Identity and secret handoffs deserve special care

A surprising number of pipeline failures are really identity hygiene problems: stale service accounts, rotated tokens, missing OIDC trust, or environment-specific secrets that were never provisioned consistently.

As teams increase automation, non-human identities become more important to pipeline reliability. For related background, see Non‑Human Identity Lifecycle: Authentication, Auditing, and Rate Limits for AI Agents and Workload Identity vs Access Management: A Practical Guide to Zero‑Trust for AI Agents. The same principles apply to CI jobs, deploy bots, and release automation: identity should be explicit, auditable, and scoped.

Quality checks

Teams often ask how to debug CI pipeline failures faster. The better long-term question is how to make failure modes narrower, clearer, and cheaper. These quality checks help.

Before merge

• Validate pipeline configuration syntax.
• Pin critical action, plugin, and base image versions.
• Require lockfile updates when dependency manifests change.
• Run fast tests and linters early to fail quickly.
• Keep branch and environment rules visible, not hidden in tribal knowledge.

Before publish or deploy

• Verify artifact naming and versioning rules.
• Check required secrets and environment variables exist.
• Run manifest or chart validation for deployment assets.
• Confirm database migration steps are compatible with rollout order.
• Make image tags and release metadata traceable back to a commit SHA.

After a failure

• Tag the incident by error pattern.
• Mark whether it was deterministic or intermittent.
• Capture mean time to identify and mean time to restore for internal process improvement.
• Create or update a runbook entry.
• Add one preventive control, not just a one-time fix.

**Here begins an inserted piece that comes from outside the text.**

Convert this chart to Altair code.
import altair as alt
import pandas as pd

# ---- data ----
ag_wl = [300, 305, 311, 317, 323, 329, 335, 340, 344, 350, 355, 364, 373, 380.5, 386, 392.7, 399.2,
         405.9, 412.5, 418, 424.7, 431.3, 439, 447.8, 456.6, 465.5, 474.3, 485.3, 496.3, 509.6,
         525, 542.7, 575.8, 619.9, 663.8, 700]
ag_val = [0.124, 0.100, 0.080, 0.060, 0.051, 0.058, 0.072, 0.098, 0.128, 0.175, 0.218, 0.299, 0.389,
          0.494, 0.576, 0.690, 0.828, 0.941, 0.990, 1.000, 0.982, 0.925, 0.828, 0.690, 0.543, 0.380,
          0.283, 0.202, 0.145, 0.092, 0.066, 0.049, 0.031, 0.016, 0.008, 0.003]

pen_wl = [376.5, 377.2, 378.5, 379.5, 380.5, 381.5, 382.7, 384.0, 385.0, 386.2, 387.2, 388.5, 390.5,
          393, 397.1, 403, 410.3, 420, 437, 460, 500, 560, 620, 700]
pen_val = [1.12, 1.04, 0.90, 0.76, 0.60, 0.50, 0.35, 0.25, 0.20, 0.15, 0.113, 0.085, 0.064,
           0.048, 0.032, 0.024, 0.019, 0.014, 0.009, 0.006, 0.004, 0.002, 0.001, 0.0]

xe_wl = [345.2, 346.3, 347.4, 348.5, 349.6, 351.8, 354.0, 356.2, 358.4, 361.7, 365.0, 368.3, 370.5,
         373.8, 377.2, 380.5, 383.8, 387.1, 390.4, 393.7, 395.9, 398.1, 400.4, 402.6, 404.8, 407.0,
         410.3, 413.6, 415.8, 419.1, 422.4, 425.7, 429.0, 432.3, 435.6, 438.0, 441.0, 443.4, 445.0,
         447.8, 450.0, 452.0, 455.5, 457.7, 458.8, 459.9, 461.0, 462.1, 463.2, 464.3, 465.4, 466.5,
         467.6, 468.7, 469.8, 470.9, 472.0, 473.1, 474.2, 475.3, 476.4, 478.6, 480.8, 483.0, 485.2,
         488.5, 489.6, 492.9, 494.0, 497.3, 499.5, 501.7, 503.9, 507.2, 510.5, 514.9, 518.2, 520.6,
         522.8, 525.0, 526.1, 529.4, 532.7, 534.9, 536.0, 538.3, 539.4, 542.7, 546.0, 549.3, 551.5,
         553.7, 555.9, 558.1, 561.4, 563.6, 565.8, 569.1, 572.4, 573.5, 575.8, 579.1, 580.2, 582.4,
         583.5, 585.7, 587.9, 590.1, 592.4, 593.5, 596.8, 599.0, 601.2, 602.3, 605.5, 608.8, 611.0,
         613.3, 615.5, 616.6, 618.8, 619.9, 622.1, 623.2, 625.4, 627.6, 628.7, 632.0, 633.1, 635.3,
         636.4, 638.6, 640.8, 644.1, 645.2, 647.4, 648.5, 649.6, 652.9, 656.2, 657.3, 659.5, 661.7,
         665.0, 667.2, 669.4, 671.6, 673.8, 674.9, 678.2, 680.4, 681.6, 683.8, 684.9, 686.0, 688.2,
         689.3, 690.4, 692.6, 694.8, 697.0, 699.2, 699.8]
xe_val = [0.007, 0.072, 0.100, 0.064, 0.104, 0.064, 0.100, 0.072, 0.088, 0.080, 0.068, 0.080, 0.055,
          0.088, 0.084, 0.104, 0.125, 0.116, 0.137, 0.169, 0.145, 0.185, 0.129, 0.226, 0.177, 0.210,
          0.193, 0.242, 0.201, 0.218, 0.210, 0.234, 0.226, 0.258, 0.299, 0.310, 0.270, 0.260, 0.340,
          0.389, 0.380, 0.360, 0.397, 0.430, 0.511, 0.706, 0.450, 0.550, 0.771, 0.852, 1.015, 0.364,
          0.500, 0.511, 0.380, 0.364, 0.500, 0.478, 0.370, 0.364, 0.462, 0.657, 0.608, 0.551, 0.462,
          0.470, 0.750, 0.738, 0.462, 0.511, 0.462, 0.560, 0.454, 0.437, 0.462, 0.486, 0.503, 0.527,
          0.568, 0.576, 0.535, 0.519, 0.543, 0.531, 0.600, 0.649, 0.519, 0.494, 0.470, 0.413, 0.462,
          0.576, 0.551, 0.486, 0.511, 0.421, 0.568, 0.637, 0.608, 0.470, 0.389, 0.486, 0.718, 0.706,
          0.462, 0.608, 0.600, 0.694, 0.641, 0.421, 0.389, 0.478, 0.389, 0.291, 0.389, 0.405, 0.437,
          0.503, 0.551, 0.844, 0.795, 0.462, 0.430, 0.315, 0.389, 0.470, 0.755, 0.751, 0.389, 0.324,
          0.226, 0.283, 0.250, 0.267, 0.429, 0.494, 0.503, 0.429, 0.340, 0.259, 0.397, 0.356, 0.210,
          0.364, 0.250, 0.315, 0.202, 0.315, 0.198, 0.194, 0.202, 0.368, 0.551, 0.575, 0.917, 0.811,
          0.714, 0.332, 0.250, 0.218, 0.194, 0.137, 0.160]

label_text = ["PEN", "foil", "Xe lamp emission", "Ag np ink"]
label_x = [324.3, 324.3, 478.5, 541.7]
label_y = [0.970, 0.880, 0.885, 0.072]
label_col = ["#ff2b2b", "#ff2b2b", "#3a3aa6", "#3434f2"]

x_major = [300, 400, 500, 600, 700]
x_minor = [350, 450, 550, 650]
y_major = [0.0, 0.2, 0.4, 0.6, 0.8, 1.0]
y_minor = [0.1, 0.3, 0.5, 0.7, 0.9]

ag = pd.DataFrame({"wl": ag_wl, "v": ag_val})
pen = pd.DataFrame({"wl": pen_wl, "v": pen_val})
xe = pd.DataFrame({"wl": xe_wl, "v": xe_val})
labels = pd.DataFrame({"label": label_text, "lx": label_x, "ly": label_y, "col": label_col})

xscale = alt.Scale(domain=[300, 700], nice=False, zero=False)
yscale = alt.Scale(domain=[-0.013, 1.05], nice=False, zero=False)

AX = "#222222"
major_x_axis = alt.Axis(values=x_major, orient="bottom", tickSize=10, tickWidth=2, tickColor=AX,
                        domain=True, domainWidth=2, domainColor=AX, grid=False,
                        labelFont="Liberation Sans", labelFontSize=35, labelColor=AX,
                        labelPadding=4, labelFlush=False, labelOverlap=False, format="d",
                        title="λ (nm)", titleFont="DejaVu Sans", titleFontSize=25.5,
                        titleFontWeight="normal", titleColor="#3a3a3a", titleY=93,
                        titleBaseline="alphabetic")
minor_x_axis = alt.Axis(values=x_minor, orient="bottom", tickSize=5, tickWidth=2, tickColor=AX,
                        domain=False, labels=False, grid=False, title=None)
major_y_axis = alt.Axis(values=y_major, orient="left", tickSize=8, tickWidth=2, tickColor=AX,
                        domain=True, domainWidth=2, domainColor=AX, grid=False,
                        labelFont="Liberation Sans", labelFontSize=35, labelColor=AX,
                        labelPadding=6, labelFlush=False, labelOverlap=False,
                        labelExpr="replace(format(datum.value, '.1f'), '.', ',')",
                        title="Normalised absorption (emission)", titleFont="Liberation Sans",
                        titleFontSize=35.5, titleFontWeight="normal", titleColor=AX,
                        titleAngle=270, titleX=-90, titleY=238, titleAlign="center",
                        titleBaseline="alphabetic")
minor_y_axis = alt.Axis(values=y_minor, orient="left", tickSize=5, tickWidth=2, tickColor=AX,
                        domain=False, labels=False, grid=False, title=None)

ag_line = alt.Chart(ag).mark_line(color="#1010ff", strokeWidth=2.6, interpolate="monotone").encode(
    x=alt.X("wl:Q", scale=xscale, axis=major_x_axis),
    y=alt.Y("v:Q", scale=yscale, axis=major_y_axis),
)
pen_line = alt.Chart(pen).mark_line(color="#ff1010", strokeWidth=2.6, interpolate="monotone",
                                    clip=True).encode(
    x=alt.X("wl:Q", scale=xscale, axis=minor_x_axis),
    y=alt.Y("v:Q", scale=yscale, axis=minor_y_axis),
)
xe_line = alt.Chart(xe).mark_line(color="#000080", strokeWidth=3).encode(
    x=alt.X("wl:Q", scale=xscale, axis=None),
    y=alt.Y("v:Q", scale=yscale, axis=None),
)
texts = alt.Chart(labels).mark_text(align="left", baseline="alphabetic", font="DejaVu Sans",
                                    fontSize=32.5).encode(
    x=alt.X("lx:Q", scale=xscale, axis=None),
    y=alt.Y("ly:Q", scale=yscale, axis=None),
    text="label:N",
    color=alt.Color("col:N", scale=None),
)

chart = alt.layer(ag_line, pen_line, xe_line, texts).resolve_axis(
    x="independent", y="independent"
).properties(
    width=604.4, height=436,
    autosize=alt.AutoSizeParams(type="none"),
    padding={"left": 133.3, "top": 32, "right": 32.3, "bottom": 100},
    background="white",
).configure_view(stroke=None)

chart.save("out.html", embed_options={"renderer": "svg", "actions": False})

Some teams also benefit from a small checklist at the top of each shared pipeline template:

• What assumptions does this job make?
• What inputs must be present?
• What systems does it depend on?
• What signals confirm success beyond exit code 0?

That mindset is especially useful in cloud-native workflows where a “successful” deploy command may still hide a broken rollout downstream.

When to revisit

This troubleshooting guide should evolve with your delivery stack. Revisit it whenever your tools, environments, or release process change enough to create new failure patterns.

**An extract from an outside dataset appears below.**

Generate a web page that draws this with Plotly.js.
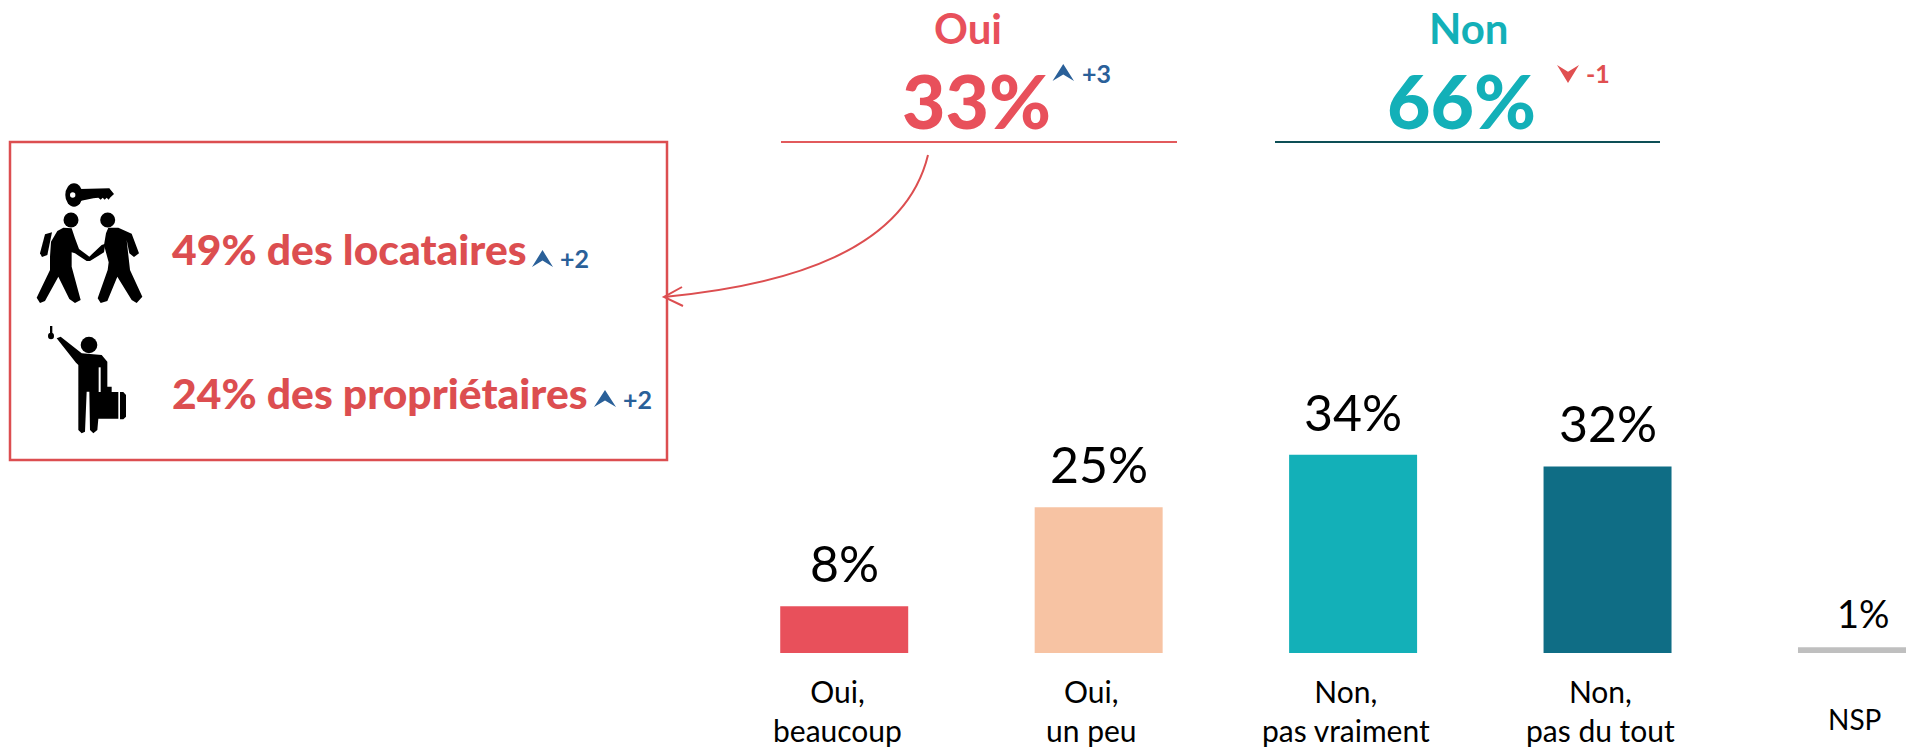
<!DOCTYPE html>
<html><head><meta charset="utf-8">
<script src="https://cdn.plot.ly/plotly-3.0.1.min.js"></script>
<style>html,body{margin:0;padding:0;background:#fff;overflow:hidden}#c{width:1906px;height:748px}</style>
</head><body><div id="c"></div>
<script>
const categories = ["Oui, beaucoup","Oui, un peu","Non, pas vraiment","Non, pas du tout","NSP"];
const categoryLabels = ["Oui,<br>beaucoup","Oui,<br>un peu","Non,<br>pas vraiment","Non,<br>pas du tout","NSP"];
const values = [8,25,34,32,1];
const valueLabels = ["8%","25%","34%","32%","1%"];
const barColors = ["#e8505b","#f7c3a3","#13b0b8","#0f6d85","#bfbfbf"];

const W=1906,H=748,L=717,BOT=653,PW=W-L;
const FONT="Lato, 'Open Sans', sans-serif";
const RED="#e8505b",TEAL="#13b0b8",BOXRED="#dc4e50",BLUE="#2a6099";
const px=x=>(x-L)/PW, py=y=>1-y/BOT;

// convert a path given in a local grid (origin ox,oy; grid scale s) to paper coordinates
function pth(d,ox,oy,s){
  return d.replace(/(-?[\d.]+)[ ,](-?[\d.]+)/g,(m,a,b)=>px(ox+a/s)+","+py(oy+b/s));
}
const shapes=[];
function fill(d,c,ox=0,oy=0,s=1){shapes.push({type:"path",xref:"paper",yref:"paper",path:pth(d,ox,oy,s),fillcolor:c,line:{width:0},layer:"above"});}
function stroke(d,c,w,ox=0,oy=0,s=1){shapes.push({type:"path",xref:"paper",yref:"paper",path:pth(d,ox,oy,s),fillcolor:"rgba(0,0,0,0)",line:{color:c,width:w},layer:"above"});}
function ell(cx,cy,rx,ry,c){shapes.push({type:"circle",xref:"paper",yref:"paper",x0:px(cx-rx),x1:px(cx+rx),y0:py(cy+ry),y1:py(cy-ry),fillcolor:c,line:{width:0},layer:"above"});}
function up(x0,x1,y0,y1,c){const m=(x0+x1)/2;fill(`M${m},${y0} L${x0},${y1} L${m},${y0+(y1-y0)*0.62} L${x1},${y1} Z`,c);}
function down(x0,x1,y0,y1,c){const m=(x0+x1)/2;fill(`M${m},${y1} L${x0},${y0} L${m},${y0+(y1-y0)*0.38} L${x1},${y0} Z`,c);}

// underlines, box, connector
stroke("M781,142 L1177,142","#e25a5c",2);
stroke("M1275,142 L1660,142","#0d4f56",2);
stroke("M10,142 L667,142 L667,460 L10,460 Z",BOXRED,2.5);
stroke("M928,155 C905,250 790,285 664,297",BOXRED,2);
stroke("M682,287 L664,297 L683,306",BOXRED,2);

// trend chevrons
up(1052.5,1074,64,81,BLUE);
down(1557,1579,65,83,"#e04f50");
up(532,553,250,267,BLUE);
up(594,616,390,407,BLUE);

// tenants icon
const a=[30,175,3];
ell(74,195,8.7,11.7,"#000");ell(72.7,195,2.7,2.7,"#fff");
fill("M150,42 L238,40 L252,57 L240,68 L236,74 L230,68 L224,74 L218,68 L212,74 L205,68 L190,70 L150,78 Z","#000",...a);
ell(71,220,7.5,7.5,"#000");ell(107.7,220,7.5,7.5,"#000");
fill("M100,158 L125,160 L135,190 L147,222 L178,245 L215,210 L226,206 L222,232 L180,258 L170,258 L135,235 L125,232 L125,275 L152,375 L135,384 L118,372 L85,305 L45,378 L30,384 L20,368 L60,285 L60,245 L63,200 L82,168 Z","#000",...a);
fill("M45,178 L66,172 L52,240 L36,246 L30,235 Z","#000",...a);
fill("M235,158 L265,158 L305,176 L327,235 L312,246 L298,235 L290,195 L300,285 L337,365 L320,384 L305,375 L262,305 L232,378 L212,384 L203,370 L233,285 L236,262 L222,210 L228,175 Z","#000",...a);

// owners icon
const b=[40,320,3];
ell(51,336,3,3.2,"#000");
fill("M30,18 L37,18 L37,42 L30,42 Z","#000",...b);
ell(89,345,8.3,8.3,"#000");
fill("M50,55 L62,50 L125,100 L185,105 L202,125 L202,200 L215,200 L215,216 L235,216 L235,296 L175,296 L172,330 L160,340 L150,330 L148,215 L140,215 L135,335 L125,340 L115,330 L115,135 L108,128 Z","#000",...b);
fill("M240,216 L250,216 L258,225 L258,290 L250,298 L240,298 Z","#000",...b);
fill("M176,142 L182,142 L182,216 L176,216 Z","#fff",...b);

const ann=[];
// text placed by its horizontal anchor and baseline pixel
function T(t,x,base,size,color,weight,anchor="center"){
  ann.push({text:t,xref:"paper",yref:"paper",x:px(x),y:py(base+size*0.24),xanchor:anchor,yanchor:"bottom",showarrow:false,font:{family:FONT,size,color,weight},borderpad:0});
}
T("Oui",968,44,42,RED,700);
T("Non",1469,44,42,TEAL,700);
T("33%",976,128,75,RED,900);
T("66%",1461,128,75,TEAL,900);
T("+3",1081,83,25,BLUE,700,"left");
T("-1",1585,83,25,"#e04f50",700,"left");
T("49% des locataires",170.5,265,42.6,BOXRED,900,"left");
T("+2",559,268,25,BLUE,700,"left");
T("24% des propriétaires",170.5,409,42.6,BOXRED,900,"left");
T("+2",622,409,25,BLUE,700,"left");

// value labels, anchored on the data
values.forEach((v,i)=>{
  ann.push({x:categories[i],y:v,xref:"x",yref:"y",yanchor:"bottom",yshift:i==4?10:12,xshift:i==4?2:0,showarrow:false,borderpad:0,
    text:valueLabels[i],font:{family:FONT,size:i==4?38:50,color:"#000"}});
});
// category labels
categories.forEach((c,i)=>{
  ann.push({x:c,y:0,xref:"x",yref:"y",yanchor:"top",yshift:i==4?-48:-19,xshift:-7,showarrow:false,borderpad:0,
    text:categoryLabels[i],font:{family:FONT,size:i==4?28:30,color:"#000"}});
});

Plotly.newPlot("c",[{type:"bar",x:categories,y:values,width:0.503,marker:{color:barColors,line:{width:0}},hoverinfo:"skip"}],{
  width:W,height:H,margin:{l:L,r:0,t:0,b:H-BOT,pad:0},paper_bgcolor:"#fff",plot_bgcolor:"rgba(0,0,0,0)",showlegend:false,
  xaxis:{type:"category",range:[-0.5,4.173],showgrid:false,zeroline:false,showline:false,showticklabels:false,ticks:""},
  yaxis:{range:[0,BOT/5.83],showgrid:false,zeroline:false,showline:false,showticklabels:false,ticks:""},
  shapes,annotations:ann
},{displayModeBar:false,staticPlot:true});
</script></body></html>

Good update triggers include:

• You adopt a new CI platform or move to reusable pipeline templates.
• You change runner architecture, operating system image, or container build strategy.
• You introduce new security gates, artifact signing, or deployment approvals.
• You move from static credentials to workload identity or short-lived tokens.
• You shift deployments to Kubernetes, Helm, or GitOps-based release flows.
• You notice the same flaky failure pattern appearing more than once a month.

Make the next revisit practical. Start with these actions:

1. Review the last ten failed pipeline runs and group them by signature.
2. Identify the top three recurring error patterns.
3. Create one-page runbooks for those patterns.
4. Add one prevention check to the pipeline for each recurring pattern.
5. Assign ownership for reviewing the guide after major tooling changes.

If your team is scaling into platform engineering territory, this guide can become the seed of a more formal internal troubleshooting hub. The goal is not to predict every failure. It is to make the first 15 minutes of debugging structured, shared, and much less expensive.

When engineers know how to map error messages to likely causes, CI/CD pipeline failure troubleshooting stops being guesswork. It becomes a repeatable release engineering practice—one that improves reliability every time a build breaks.